Source code of charts:
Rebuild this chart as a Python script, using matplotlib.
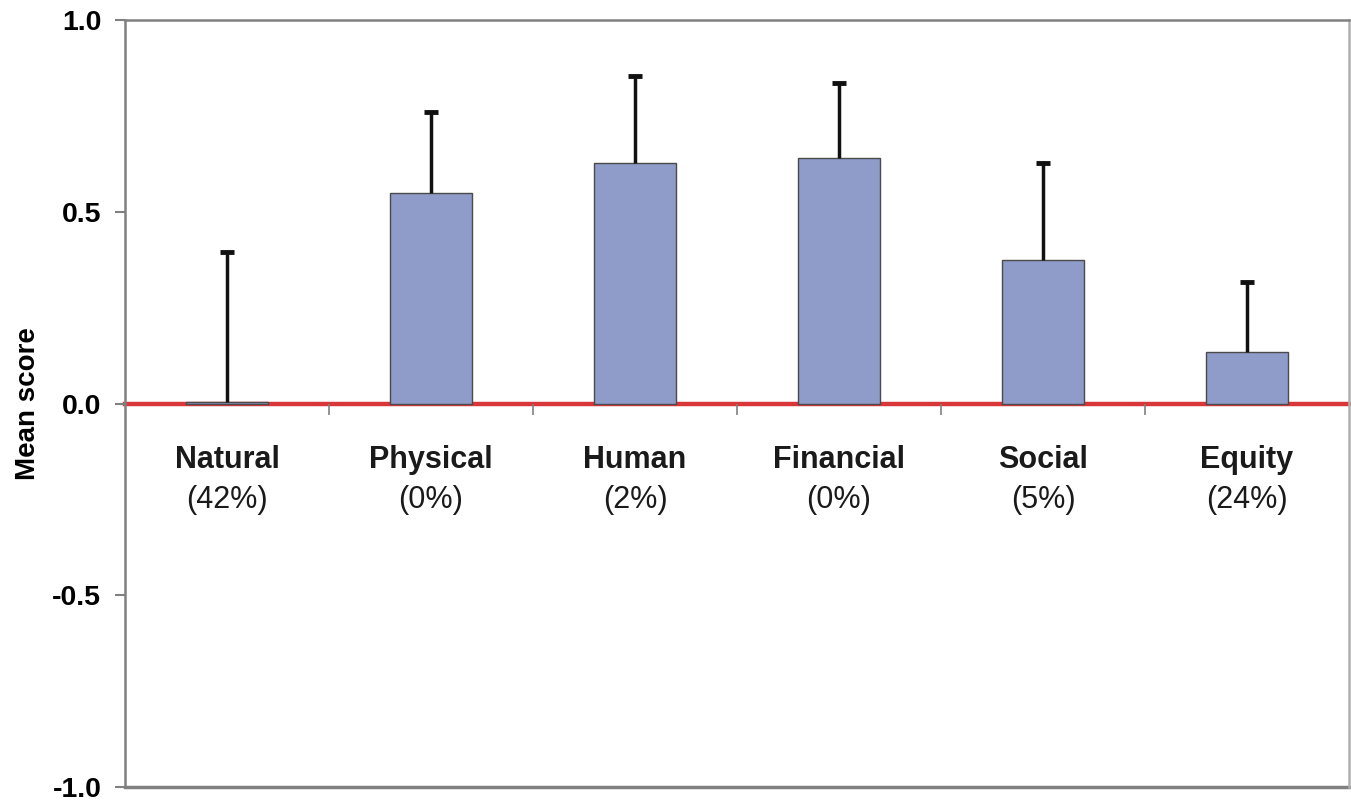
import numpy as np
import matplotlib.pyplot as plt

plt.rcParams['font.family'] = ['Liberation Sans', 'DejaVu Sans']

# values
categories = ['Natural', 'Physical', 'Human', 'Financial', 'Social', 'Equity']
percent_labels = ['(42%)', '(0%)', '(2%)', '(0%)', '(5%)', '(24%)']
mean_scores = [0.005, 0.550, 0.626, 0.639, 0.373, 0.134]
upper_error = [0.389, 0.209, 0.229, 0.198, 0.253, 0.182]

frame_col = '#808080'

fig = plt.figure(figsize=(13.51, 8.02), dpi=100)
ax = fig.add_axes([0.0925, 0.0187, 0.906, 0.9563])

x = np.arange(len(categories)) + 0.5
zeros = np.zeros(len(categories))
tops = np.array(mean_scores) + np.array(upper_error)

ax.bar(x, mean_scores, width=0.4, color='#8f9bc9', edgecolor='#4a4a4a',
       linewidth=1.0, zorder=2)
# only the upper half of the error bar, capped at the top
ax.errorbar(x, mean_scores, yerr=[zeros, upper_error], fmt='none',
            ecolor='#111111', elinewidth=2.5, capsize=0, zorder=3)
ax.plot(x, tops, linestyle='none', marker='_', markersize=10,
        markeredgewidth=3.5, color='#111111', zorder=3)

ax.set_xlim(0, len(categories))
ax.set_ylim(-1, 1)
ax.set_yticks([-1.0, -0.5, 0.0, 0.5, 1.0])
ax.set_yticklabels(['-1.0', '-0.5', '0.0', '0.5', '1.0'],
                   fontsize=20.5, fontweight='bold')
ax.tick_params(axis='y', direction='out', length=7, width=1.5,
               color=frame_col, pad=10)

# category boundaries as ticks hanging under the zero line
ax.set_xticks(np.arange(1, len(categories)))
ax.set_xticklabels([])
ax.tick_params(axis='x', direction='out', length=8, width=1.2, color=frame_col)

ax.spines['bottom'].set_position(('data', 0))
ax.spines['bottom'].set_color('#d9363a')
ax.spines['bottom'].set_linewidth(3.2)
ax.spines['bottom'].set_zorder(1)
for side in ['left', 'top', 'right']:
    ax.spines[side].set_color(frame_col)
    ax.spines[side].set_linewidth(1.8)
ax.spines['right'].set_color('#b0b0b0')
ax.axhline(-1, color=frame_col, linewidth=2.5, clip_on=False)

for xi, name, pct in zip(x, categories, percent_labels):
    ax.text(xi, -0.148, name, ha='center', va='center',
            fontsize=22, fontweight='bold', color='#1a1a1a')
    ax.text(xi, -0.252, pct, ha='center', va='center',
            fontsize=22, color='#1a1a1a')

ax.set_ylabel('Mean score', fontsize=20, fontweight='bold', labelpad=8)

fig.savefig('out.png', dpi=100)
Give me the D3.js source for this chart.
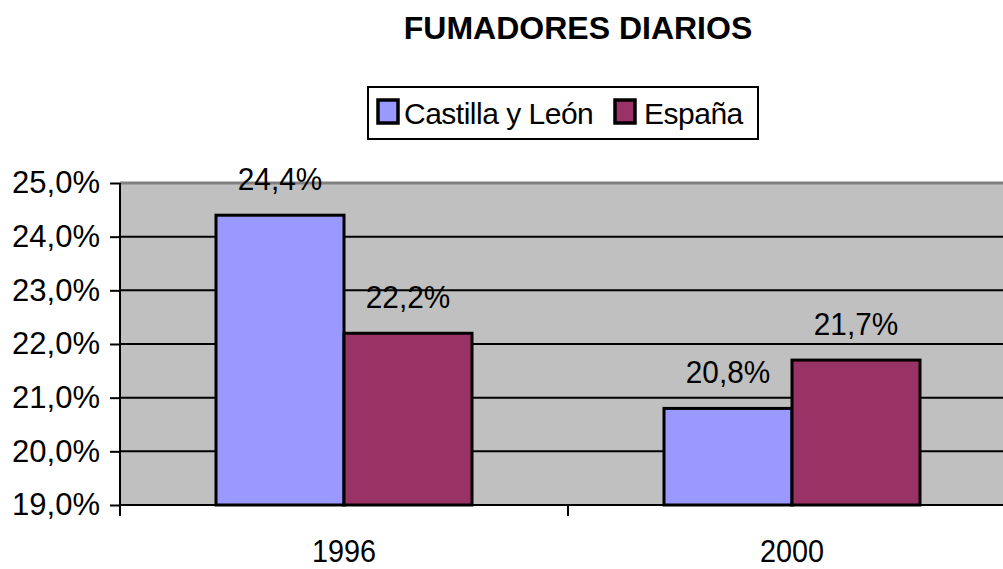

# Task:
Repeat word for word the lines above, from the first entry through the line containing "tops = np.array(mean_scores)", with both ends kept and the pictures dropped.

# Exercise answer:
Rebuild this chart as a Python script, using matplotlib.
import numpy as np
import matplotlib.pyplot as plt

plt.rcParams['font.family'] = ['Liberation Sans', 'DejaVu Sans']

# values
categories = ['Natural', 'Physical', 'Human', 'Financial', 'Social', 'Equity']
percent_labels = ['(42%)', '(0%)', '(2%)', '(0%)', '(5%)', '(24%)']
mean_scores = [0.005, 0.550, 0.626, 0.639, 0.373, 0.134]
upper_error = [0.389, 0.209, 0.229, 0.198, 0.253, 0.182]

frame_col = '#808080'

fig = plt.figure(figsize=(13.51, 8.02), dpi=100)
ax = fig.add_axes([0.0925, 0.0187, 0.906, 0.9563])

x = np.arange(len(categories)) + 0.5
zeros = np.zeros(len(categories))
tops = np.array(mean_scores) + np.array(upper_error)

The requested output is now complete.